Wednesday, June 1, 2011

Feeding the world versus feeding ourselves. . .

Whether our American farmers should produce enough food to supply the growing international populations or whether their focus should be on growing good food for America is always a hotly debated topic at my family dinner table.  We cannot have it both ways.  In order for American farmers to be able to supply food to impoverished nations, like we do now, we have to farm monoculturally and industrially - using genetically modified seeds, massive amounts of fertilizer and pesticides in order to get the yields from the land that we need.  This has many negative impacts on the land, our water, the economies that we are giving all this free grain to and other health implications. 

Another outcome of our nation paying American corn farmers subsidies and the North American Free Trade Agreement is that we put 1.5 million farmers in Mexico out of work.  Mexican farmers can no longer compete with the influx of cheap U.S. corn and therefore began flooding across our borders looking for other jobs.  This is not a singular occurrence.  By feeding the world's impoverished and starving nations with our cheap grain we have put what few farmers there were in these areas out of business.  This is great for American farmers because we now have a new market in which to sell all the excess grain that is produced but it is a horrible situation for everyone else involved.  The more charitable thing to do would be to teach the impoverished nations how to farm their own land (the old adage "give a fish, teach a person to fish") but politicians are elected by their American constituents and it is good business to sell grain to other nations.  There is no money to be made by teaching other nations to be self-sufficient.
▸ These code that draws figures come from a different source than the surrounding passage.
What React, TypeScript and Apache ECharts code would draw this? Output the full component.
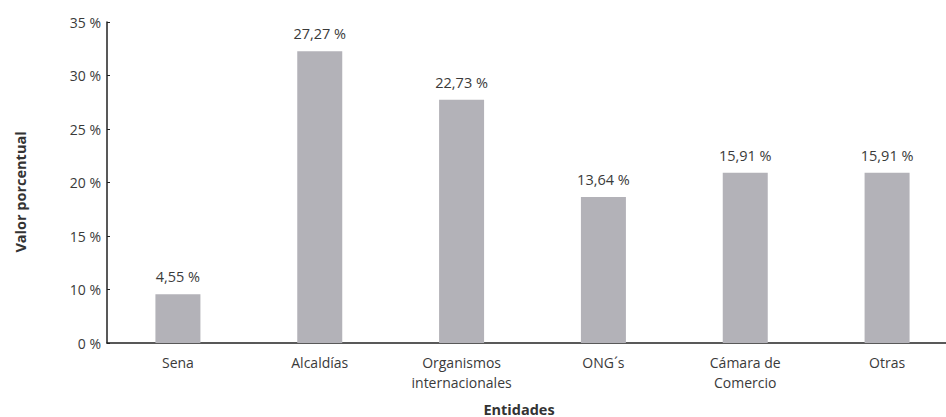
import React, { useEffect, useRef } from "react";
import * as echarts from "echarts";

const categories = ["Sena", "Alcaldías", "Organismos\ninternacionales", "ONG´s", "Cámara de\nComercio", "Otras"];
const values = [4.55, 27.27, 22.73, 13.64, 15.91, 15.91];
const valueLabels = ["4,55 %", "27,27 %", "22,73 %", "13,64 %", "15,91 %", "15,91 %"];
const yTickLabels = ["0 %", "10 %", "15 %", "20 %", "25 %", "30 %", "35 %"];

const FONT = "'Open Sans', 'Noto Sans', sans-serif";

export default function App() {
  const ref = useRef<HTMLDivElement>(null);
  useEffect(() => {
    const chart = echarts.init(ref.current!, null, { renderer: "svg" });
    chart.setOption({
      animation: false,
      backgroundColor: "#ffffff",
      grid: {
        left: 107,
        width: 851,
        top: 22,
        bottom: 74,
        containLabel: false,
        outerBoundsMode: "none",
      },
      xAxis: {
        type: "category",
        data: categories,
        axisLine: { show: true, lineStyle: { color: "#222", width: 1.5 } },
        axisTick: { show: false },
        axisLabel: { color: "#3a3a3a", fontSize: 14, fontFamily: FONT, margin: 9, lineHeight: 20, interval: 0 },
      },
      yAxis: {
        type: "value",
        min: 0,
        max: 30,
        interval: 5,
        splitLine: { show: false },
        axisLine: { show: true, lineStyle: { color: "#222", width: 1.5 } },
        axisTick: { show: true, inside: true, length: 3, lineStyle: { color: "#222" } },
        axisLabel: {
          color: "#3a3a3a",
          fontSize: 14,
          fontFamily: FONT,
          margin: 6,
          formatter: (v: number) => yTickLabels[Math.round(v / 5)] ?? "",
        },
      },
      series: [
        {
          type: "bar",
          data: values,
          barWidth: 45,
          itemStyle: { color: "#b3b2b8" },
          label: {
            show: true,
            position: "top",
            distance: 10,
            color: "#3a3a3a",
            fontSize: 14.5,
            fontFamily: FONT,
            formatter: (p: any) => valueLabels[p.dataIndex],
          },
        },
      ],
      graphic: [
        {
          type: "text",
          x: 20,
          y: 192,
          rotation: Math.PI / 2,
          style: {
            text: "Valor porcentual",
            fill: "#333",
            font: `bold 14.5px ${FONT}`,
            textAlign: "center",
            textVerticalAlign: "middle",
          },
        },
        {
          type: "text",
          x: 519,
          y: 409,
          style: {
            text: "Entidades",
            fill: "#333",
            font: `bold 14.5px ${FONT}`,
            textAlign: "center",
            textVerticalAlign: "middle",
          },
        },
      ],
    });
    return () => chart.dispose();
  }, []);
  return <div ref={ref} style={{ width: 946, height: 417, position: "absolute", left: 0, top: 0 }} />;
}
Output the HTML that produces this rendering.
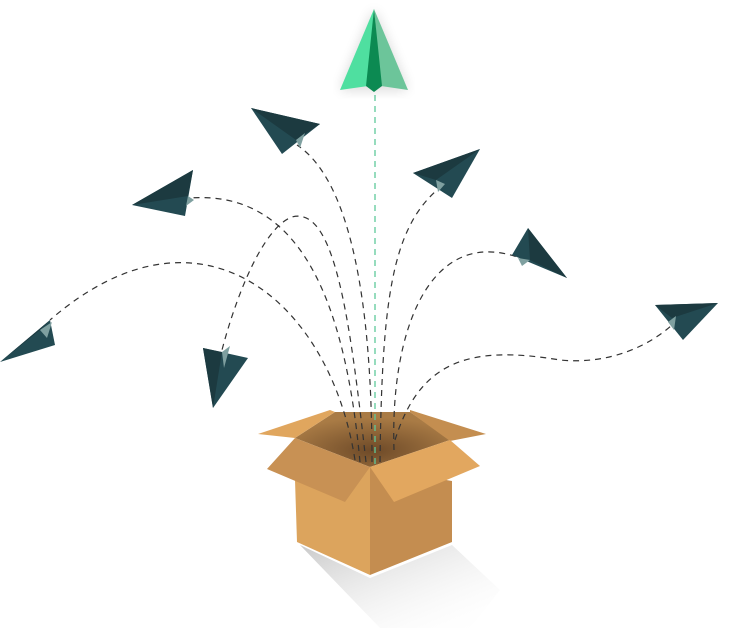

Why would farmers choose to grow a diverse range of plants when they can sit in an air conditioned tractor, take vacations during the fall and winter months and are guaranteed a check no matter how good or bad the growing season?   No one said being a traditional farmer was easy but there has to be a new breed of farmers that take a stand and choose to farm the more labor intense way - plant organically, without pesticides and fertilizers, not use GMO's, and grow regional specific diverse plants.  There are financial and ecological incentives for a farmer to do this.  We all know that buying organically is more expensive; it's more expensive because it is more labor intensive but an organic farmer will make more money per pound produced than does a non-organic farmer on the open market.  Corn and soybeans are falsely cheap, six billion dollars a year are paid in subsidies to corn and soybean growers, which reduces the price of these products to consumers but you're still paying for it out of your tax money.  Think about what we could do with six billion dollars in our national budget:  repair our failing infrastructure, keep our space program going, invest in renewable energy, and a slough of other worthwhile endeavors.  Without subsidies the farmers would be forced to go back to the more ecological and traditional ways of farming.

The ecological benefits of discontinuing our "feed the world" campaign are many.  Over one billion tons of pesticides and 27.8 million tons of chemical fertilizer are used every year in the U.S by industrial farming practices.  The excess chemicals run-off into our water supply and make their way down into our oceans.  The amount of fertilizer and pesticides spilling from the Great Plains into the Mississippi river has created a 6,000-7,000 square mile dead-zone where nothing but algae (that feeds and multiplies exponentially on nitrogen and phosphorus fertilizer) can live because algae depletes all the oxygen in the water.  This has always been my main argument against the industrial farming advocates who say that we must feed the growing population of the world.  I applaud their desire to make money off of the growing populations by supplying their basic need for food but without potable water we cannot sustain human life.

If we teach the other nations how to farm ecologically and stopped all farming subsidies for corn and soybeans we could make huge leaps towards having a cleaner, more sustainable environment.  Farmers are governed by how much money they can make (as we all are) and if we as consumers buy organic products, the demand will rise and farmers will make the change toward better farming practices.